→ **What needs to be done**: Select, from the material below, each line with "matplotlib" in it.
=== Given information ===
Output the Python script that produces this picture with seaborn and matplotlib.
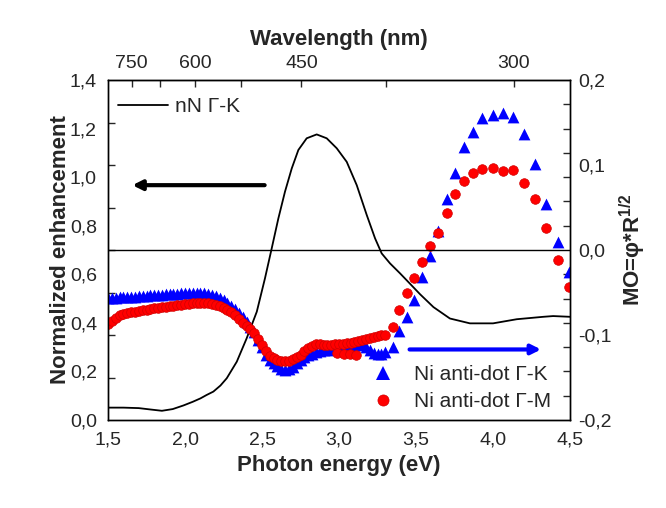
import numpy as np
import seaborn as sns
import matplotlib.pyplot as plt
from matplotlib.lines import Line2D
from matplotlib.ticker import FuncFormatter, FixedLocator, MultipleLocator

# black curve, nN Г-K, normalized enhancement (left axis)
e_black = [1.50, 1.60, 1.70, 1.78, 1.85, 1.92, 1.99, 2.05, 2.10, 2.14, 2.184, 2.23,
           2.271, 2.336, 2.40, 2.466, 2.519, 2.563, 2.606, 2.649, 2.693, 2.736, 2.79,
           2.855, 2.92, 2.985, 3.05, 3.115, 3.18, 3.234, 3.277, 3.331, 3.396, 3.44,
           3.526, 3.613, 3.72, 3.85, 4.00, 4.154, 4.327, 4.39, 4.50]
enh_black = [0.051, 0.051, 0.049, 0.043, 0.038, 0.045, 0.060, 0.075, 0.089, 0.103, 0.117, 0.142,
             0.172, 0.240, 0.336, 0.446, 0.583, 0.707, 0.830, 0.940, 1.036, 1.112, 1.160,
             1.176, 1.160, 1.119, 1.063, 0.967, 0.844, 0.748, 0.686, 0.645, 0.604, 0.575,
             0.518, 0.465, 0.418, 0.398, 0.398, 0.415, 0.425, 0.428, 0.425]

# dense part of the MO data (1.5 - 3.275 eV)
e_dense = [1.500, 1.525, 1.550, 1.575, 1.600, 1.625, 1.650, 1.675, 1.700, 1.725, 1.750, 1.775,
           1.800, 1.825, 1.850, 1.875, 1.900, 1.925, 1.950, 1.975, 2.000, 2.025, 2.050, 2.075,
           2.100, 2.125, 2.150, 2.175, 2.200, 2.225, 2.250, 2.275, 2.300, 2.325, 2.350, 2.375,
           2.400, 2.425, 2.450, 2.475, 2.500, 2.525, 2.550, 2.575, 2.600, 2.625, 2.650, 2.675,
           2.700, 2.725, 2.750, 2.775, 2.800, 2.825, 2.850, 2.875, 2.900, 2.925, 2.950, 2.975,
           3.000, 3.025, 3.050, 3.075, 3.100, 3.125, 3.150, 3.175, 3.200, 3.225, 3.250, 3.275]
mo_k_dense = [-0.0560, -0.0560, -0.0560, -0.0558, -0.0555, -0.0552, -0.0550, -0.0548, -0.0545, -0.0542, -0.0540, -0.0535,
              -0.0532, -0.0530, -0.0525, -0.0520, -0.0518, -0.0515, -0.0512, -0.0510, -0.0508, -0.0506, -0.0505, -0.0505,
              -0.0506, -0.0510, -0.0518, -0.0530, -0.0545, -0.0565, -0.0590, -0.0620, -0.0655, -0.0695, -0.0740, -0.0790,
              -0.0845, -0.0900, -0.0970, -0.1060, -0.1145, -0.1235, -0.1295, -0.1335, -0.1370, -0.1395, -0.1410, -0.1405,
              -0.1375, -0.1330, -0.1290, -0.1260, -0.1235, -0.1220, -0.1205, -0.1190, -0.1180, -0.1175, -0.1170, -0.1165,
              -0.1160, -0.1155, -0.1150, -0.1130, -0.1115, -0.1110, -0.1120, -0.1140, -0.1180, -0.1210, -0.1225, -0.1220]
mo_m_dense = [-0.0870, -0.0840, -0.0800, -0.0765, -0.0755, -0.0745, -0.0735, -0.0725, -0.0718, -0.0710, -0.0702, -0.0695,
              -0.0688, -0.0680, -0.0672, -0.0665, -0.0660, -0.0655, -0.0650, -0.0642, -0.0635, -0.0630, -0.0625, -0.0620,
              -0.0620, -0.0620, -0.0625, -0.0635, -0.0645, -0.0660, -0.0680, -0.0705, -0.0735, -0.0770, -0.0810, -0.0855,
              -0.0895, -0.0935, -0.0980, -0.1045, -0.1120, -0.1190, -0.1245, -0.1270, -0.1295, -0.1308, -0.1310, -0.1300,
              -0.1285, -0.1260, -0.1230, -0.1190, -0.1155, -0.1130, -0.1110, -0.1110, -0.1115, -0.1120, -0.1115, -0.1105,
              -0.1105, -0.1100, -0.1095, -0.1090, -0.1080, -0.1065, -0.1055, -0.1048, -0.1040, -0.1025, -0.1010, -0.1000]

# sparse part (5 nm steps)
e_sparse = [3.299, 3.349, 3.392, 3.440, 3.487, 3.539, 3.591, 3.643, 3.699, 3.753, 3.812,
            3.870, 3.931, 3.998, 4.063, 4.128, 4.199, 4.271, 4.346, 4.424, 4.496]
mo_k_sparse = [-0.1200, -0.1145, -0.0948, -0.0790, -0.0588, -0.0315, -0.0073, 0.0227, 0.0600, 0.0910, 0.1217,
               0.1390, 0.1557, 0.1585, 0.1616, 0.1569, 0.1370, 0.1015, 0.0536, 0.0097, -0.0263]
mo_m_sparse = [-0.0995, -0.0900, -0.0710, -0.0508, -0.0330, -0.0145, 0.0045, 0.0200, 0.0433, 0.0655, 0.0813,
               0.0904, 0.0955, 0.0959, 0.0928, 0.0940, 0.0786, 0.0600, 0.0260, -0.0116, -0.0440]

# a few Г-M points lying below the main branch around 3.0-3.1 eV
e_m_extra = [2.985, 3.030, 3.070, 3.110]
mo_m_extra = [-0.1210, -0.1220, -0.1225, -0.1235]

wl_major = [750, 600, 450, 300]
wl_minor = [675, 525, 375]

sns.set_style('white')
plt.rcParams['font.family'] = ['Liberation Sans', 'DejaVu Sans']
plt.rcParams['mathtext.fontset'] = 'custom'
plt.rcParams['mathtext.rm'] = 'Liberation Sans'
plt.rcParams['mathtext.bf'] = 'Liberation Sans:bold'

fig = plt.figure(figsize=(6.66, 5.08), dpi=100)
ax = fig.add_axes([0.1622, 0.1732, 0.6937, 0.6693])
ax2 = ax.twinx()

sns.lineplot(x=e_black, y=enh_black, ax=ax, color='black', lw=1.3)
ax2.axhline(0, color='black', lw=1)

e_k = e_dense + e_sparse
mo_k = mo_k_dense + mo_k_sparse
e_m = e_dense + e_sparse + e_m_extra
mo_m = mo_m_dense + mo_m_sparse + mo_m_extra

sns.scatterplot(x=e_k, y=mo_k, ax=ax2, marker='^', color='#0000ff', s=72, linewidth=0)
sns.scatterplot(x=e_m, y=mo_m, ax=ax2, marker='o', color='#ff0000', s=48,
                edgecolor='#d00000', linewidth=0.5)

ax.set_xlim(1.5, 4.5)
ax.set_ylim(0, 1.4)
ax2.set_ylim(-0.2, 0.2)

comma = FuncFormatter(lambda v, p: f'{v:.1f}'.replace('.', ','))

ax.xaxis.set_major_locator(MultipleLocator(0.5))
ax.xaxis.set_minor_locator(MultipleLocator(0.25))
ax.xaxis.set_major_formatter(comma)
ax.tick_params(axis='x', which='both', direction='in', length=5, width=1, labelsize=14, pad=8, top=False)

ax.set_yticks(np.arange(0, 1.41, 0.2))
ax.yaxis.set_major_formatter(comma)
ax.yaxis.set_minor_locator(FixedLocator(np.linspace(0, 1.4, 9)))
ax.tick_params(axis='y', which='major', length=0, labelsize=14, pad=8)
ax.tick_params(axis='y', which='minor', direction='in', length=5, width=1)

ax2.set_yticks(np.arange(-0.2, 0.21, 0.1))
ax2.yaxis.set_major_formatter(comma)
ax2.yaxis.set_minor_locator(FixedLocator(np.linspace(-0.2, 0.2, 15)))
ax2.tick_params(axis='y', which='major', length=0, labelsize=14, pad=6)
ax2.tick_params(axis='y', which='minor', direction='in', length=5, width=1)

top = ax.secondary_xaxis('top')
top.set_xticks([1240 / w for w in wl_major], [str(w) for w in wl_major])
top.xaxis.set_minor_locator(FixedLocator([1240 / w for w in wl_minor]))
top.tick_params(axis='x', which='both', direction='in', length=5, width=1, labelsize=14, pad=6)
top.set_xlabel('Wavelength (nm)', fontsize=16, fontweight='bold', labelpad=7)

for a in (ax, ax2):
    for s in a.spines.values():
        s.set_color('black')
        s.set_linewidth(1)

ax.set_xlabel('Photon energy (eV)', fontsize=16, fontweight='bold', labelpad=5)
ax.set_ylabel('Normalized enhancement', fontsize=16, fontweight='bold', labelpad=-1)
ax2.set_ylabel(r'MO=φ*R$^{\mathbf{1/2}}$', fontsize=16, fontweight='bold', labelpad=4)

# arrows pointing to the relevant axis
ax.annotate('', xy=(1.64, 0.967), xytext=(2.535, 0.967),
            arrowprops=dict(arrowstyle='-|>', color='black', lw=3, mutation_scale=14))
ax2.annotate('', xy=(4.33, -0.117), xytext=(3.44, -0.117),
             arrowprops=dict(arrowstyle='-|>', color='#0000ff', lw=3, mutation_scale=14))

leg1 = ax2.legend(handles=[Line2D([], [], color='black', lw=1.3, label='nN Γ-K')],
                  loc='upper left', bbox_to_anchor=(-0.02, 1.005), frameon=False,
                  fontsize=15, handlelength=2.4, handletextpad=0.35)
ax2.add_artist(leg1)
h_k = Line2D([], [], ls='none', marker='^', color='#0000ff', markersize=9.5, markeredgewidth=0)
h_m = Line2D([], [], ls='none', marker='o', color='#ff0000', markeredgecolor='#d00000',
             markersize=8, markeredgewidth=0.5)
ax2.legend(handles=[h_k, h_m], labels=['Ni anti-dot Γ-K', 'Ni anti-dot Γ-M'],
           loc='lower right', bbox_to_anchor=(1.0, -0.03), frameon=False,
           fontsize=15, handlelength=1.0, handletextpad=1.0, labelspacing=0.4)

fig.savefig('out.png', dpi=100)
===
→ **Expected output**:
Output the Python script that produces this picture with seaborn and matplotlib.
import matplotlib.pyplot as plt
from matplotlib.lines import Line2D
from matplotlib.ticker import FuncFormatter, FixedLocator, MultipleLocator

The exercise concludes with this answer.